From the line with "Generate a Python" to the line with "x = list(range(len(years)))", both included, repeat each line exactly and leave out the pictures.

################

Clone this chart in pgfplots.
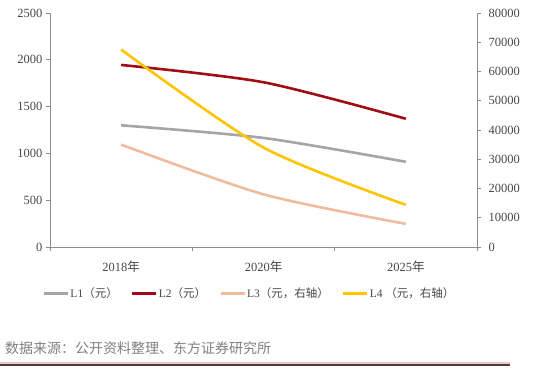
\documentclass[border=0pt]{standalone}
\usepackage{fontspec}
\setmainfont{Liberation Serif}
\newfontfamily\cjk{Noto Sans CJK SC}
\usepackage{pgfplots}
\pgfplotsset{compat=1.18}
\definecolor{cL1}{RGB}{165,165,165}
\definecolor{cL2}{RGB}{158,14,20}
\definecolor{cL3}{RGB}{240,188,158}
\definecolor{cL4}{RGB}{255,196,0}
\definecolor{axgray}{RGB}{140,140,140}
\definecolor{txt}{RGB}{70,70,70}
\pgfplotsset{
  common/.style={
    at={(50pt,132pt)}, anchor=south west, scale only axis,
    width=427pt, height=234pt,
    xmin=-0.5, xmax=2.5,
    axis line style={draw=axgray, line width=0.8pt, -},
    tick style={draw=axgray, line width=0.8pt},
    tick align=outside, major tick length=4pt,
    /pgf/number format/assume math mode=true,
    /pgf/number format/1000 sep={},
    tick label style={font=\fontsize{12.5}{14}\selectfont, text=txt},
    every axis plot/.append style={line width=2.6pt, smooth, tension=0.45},
  }
}
\begin{document}
\begin{tikzpicture}[x=1pt,y=1pt]
\path[use as bounding box] (0,0) rectangle (556,379);
\begin{axis}[common,
  ymin=0, ymax=2500, ytick={0,500,...,2500},
  axis x line*=bottom, axis y line*=left,
  xtick={0,1,2},
  xticklabels={2018{\cjk 年},2020{\cjk 年},2025{\cjk 年}},
  x tick style={draw=none},
  minor xtick={-0.5,0.5,1.5,2.5},
  minor tick length=4pt,
  minor x tick style={draw=axgray, line width=0.8pt},
  xticklabel style={yshift=-6pt},
]
\addplot[cL1] coordinates {(0,1300) (1,1165) (2,910)};
\addplot[cL2] coordinates {(0,1945) (1,1760) (2,1370)};
\end{axis}
\begin{axis}[common,
  ymin=0, ymax=80000, ytick={0,10000,...,80000},
  axis y line*=right, axis x line=none,
  scaled y ticks=false,
  yticklabel style={/pgf/number format/fixed, xshift=4pt},
  legend columns=4,
  legend style={at={(0.466,-0.197)}, anchor=center, draw=none, fill=none,
    font=\fontsize{11.5}{14}\selectfont, text=txt,
    nodes={inner sep=1pt},
    /tikz/every even column/.append style={column sep=12pt}},
  legend image code/.code={\draw[#1, line width=3pt] (0pt,0pt) -- (24pt,0pt);},
]
\addlegendimage{cL1}
\addlegendentry{L1{\cjk（元）}}
\addlegendimage{cL2}
\addlegendentry{L2{\cjk（元）}}
\addplot[cL3] coordinates {(0,35000) (1,18000) (2,7900)};
\addlegendentry{L3{\cjk（元，右轴）}}
\addplot[cL4] coordinates {(0,67500) (1,34000) (2,14400)};
\addlegendentry{L4 {\cjk（元，右轴）}}
\end{axis}
\node[anchor=west, text=gray, inner sep=0pt] at (5,31) {\cjk\fontsize{14}{16}\selectfont 数据来源：公开资料整理、东方证券研究所};
\draw[line width=1.2pt, color={rgb,255:red,240;green,200;blue,200}] (0,16) -- (510,16);
\draw[line width=1.5pt, color={rgb,255:red,85;green,60;blue,60}] (0,14) -- (510,14);
\end{tikzpicture}
\end{document}
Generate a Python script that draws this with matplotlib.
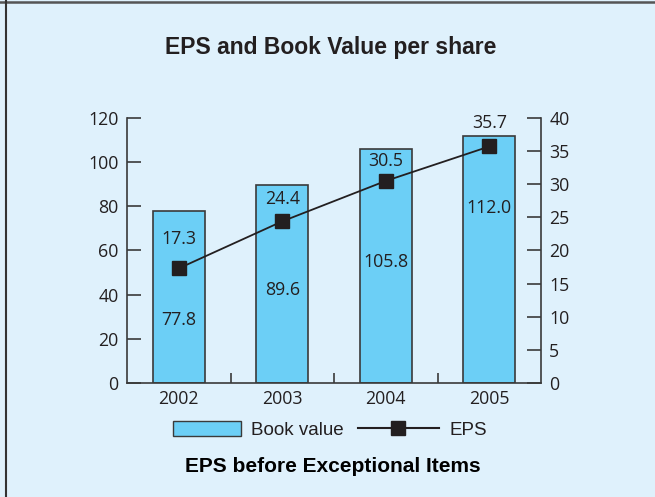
import matplotlib
matplotlib.use("Agg")
import matplotlib.pyplot as plt
from matplotlib.lines import Line2D
from matplotlib.patches import Patch, Rectangle
from matplotlib.legend_handler import HandlerPatch

years = ["2002", "2003", "2004", "2005"]
book_value = [77.8, 89.6, 105.8, 112.0]
eps = [17.3, 24.4, 30.5, 35.7]
book_labels = ["77.8", "89.6", "105.8", "112.0"]
eps_labels = ["17.3", "24.4", "30.5", "35.7"]

# where the printed numbers sit (left-axis units / points above marker)
book_label_y = [28.5, 42.0, 54.8, 79.2]
eps_label_off = [21, 16, 14, 17]

bg = "#dff1fc"
bar_col = "#6ccff6"
dark = "#231f20"
num_font = ["Open Sans", "DejaVu Sans"]
head_font = ["Liberation Sans", "DejaVu Sans"]
fs = 12.8

fig = plt.figure(figsize=(6.55, 4.97), dpi=100, facecolor=bg)
ax = fig.add_axes([0.1939, 0.2294, 0.6321, 0.5332])
ax.set_facecolor(bg)
x = list(range(len(years)))

ax.bar(x, book_value, width=0.5, color=bar_col, edgecolor="#3a3a3a", linewidth=1.2, zorder=2)
for i, lab in enumerate(book_labels):
    ax.text(x[i], book_label_y[i], lab, ha="center", va="center", fontsize=fs,
            family=num_font, color=dark, zorder=4)

ax.set_xlim(-0.5, 3.5)
ax.set_ylim(0, 120)
ax.set_yticks([0, 20, 40, 60, 80, 100, 120])
ax.set_xticks(x)
ax.set_xticklabels(years)
ax.set_xticks([0.5, 1.5, 2.5], minor=True)
ax.tick_params(axis="x", which="major", length=0, pad=5)
ax.tick_params(axis="x", which="minor", direction="in", length=7, width=1.2, color="#3a3a3a")
ax.tick_params(axis="y", direction="in", length=10, width=1.2, color="#3a3a3a", pad=6)
for s in ["top", "right"]:
    ax.spines[s].set_visible(False)
for s in ["left", "bottom"]:
    ax.spines[s].set_color("#3a3a3a")
    ax.spines[s].set_linewidth(1.2)

ax2 = ax.twinx()
ax2.set_ylim(0, 40)
ax2.set_yticks(range(0, 41, 5))
ax2.tick_params(axis="y", direction="in", length=10, width=1.2, color="#3a3a3a", pad=6)
for s in ["top", "left", "bottom"]:
    ax2.spines[s].set_visible(False)
ax2.spines["right"].set_color("#3a3a3a")
ax2.spines["right"].set_linewidth(1.2)
ax2.plot(x, eps, color=dark, linewidth=1.3, marker="s", markersize=10.5, zorder=5)
for i, lab in enumerate(eps_labels):
    ax2.annotate(lab, (x[i], eps[i]), xytext=(0, eps_label_off[i]), textcoords="offset points",
                 ha="center", va="center", fontsize=fs, family=num_font, color=dark)

for a in (ax, ax2):
    for t in a.get_xticklabels() + a.get_yticklabels():
        t.set_fontfamily(num_font)
        t.set_fontsize(fs)
        t.set_color(dark)

fig.text(0.505, 0.905, "EPS and Book Value per share", ha="center", va="center",
         fontsize=16.5, fontweight="bold", family=head_font, color=dark)
fig.text(0.508, 0.062, "EPS before Exceptional Items", ha="center", va="center",
         fontsize=15, fontweight="bold", family=head_font, color="black")


def short_box(legend, orig_handle, xdescent, ydescent, width, height, fontsize):
    # legend box is a bit shorter than the line sample
    w = width * 0.84
    return Rectangle((-xdescent + width - w, -ydescent), w, height)


handles = [Patch(facecolor=bar_col, edgecolor="#3a3a3a", linewidth=1.0),
           Line2D([0], [0], color=dark, linewidth=1.5, marker="s", markersize=10.5)]
leg = fig.legend(handles, ["Book value", "EPS"], loc="center", bbox_to_anchor=(0.494, 0.135),
                 ncol=2, frameon=False, handlelength=4.3, handleheight=0.9,
                 columnspacing=0.75, handletextpad=0.55,
                 handler_map={Patch: HandlerPatch(patch_func=short_box)},
                 prop={"family": head_font, "size": 13.5})
for t in leg.get_texts():
    t.set_color(dark)

# frame lines top and left
fig.add_artist(Line2D([0, 1], [0.995, 0.995], transform=fig.transFigure, color="#555555", linewidth=1.8))
fig.add_artist(Line2D([0.0095, 0.0095], [0, 1], transform=fig.transFigure, color="#333333", linewidth=1.5))

fig.savefig("out.png", dpi=100, facecolor=bg)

################

EXERCISE OUTPUT
Generate a Python script that draws this with matplotlib.
import matplotlib
matplotlib.use("Agg")
import matplotlib.pyplot as plt
from matplotlib.lines import Line2D
from matplotlib.patches import Patch, Rectangle
from matplotlib.legend_handler import HandlerPatch

years = ["2002", "2003", "2004", "2005"]
book_value = [77.8, 89.6, 105.8, 112.0]
eps = [17.3, 24.4, 30.5, 35.7]
book_labels = ["77.8", "89.6", "105.8", "112.0"]
eps_labels = ["17.3", "24.4", "30.5", "35.7"]

# where the printed numbers sit (left-axis units / points above marker)
book_label_y = [28.5, 42.0, 54.8, 79.2]
eps_label_off = [21, 16, 14, 17]

bg = "#dff1fc"
bar_col = "#6ccff6"
dark = "#231f20"
num_font = ["Open Sans", "DejaVu Sans"]
head_font = ["Liberation Sans", "DejaVu Sans"]
fs = 12.8

fig = plt.figure(figsize=(6.55, 4.97), dpi=100, facecolor=bg)
ax = fig.add_axes([0.1939, 0.2294, 0.6321, 0.5332])
ax.set_facecolor(bg)
x = list(range(len(years)))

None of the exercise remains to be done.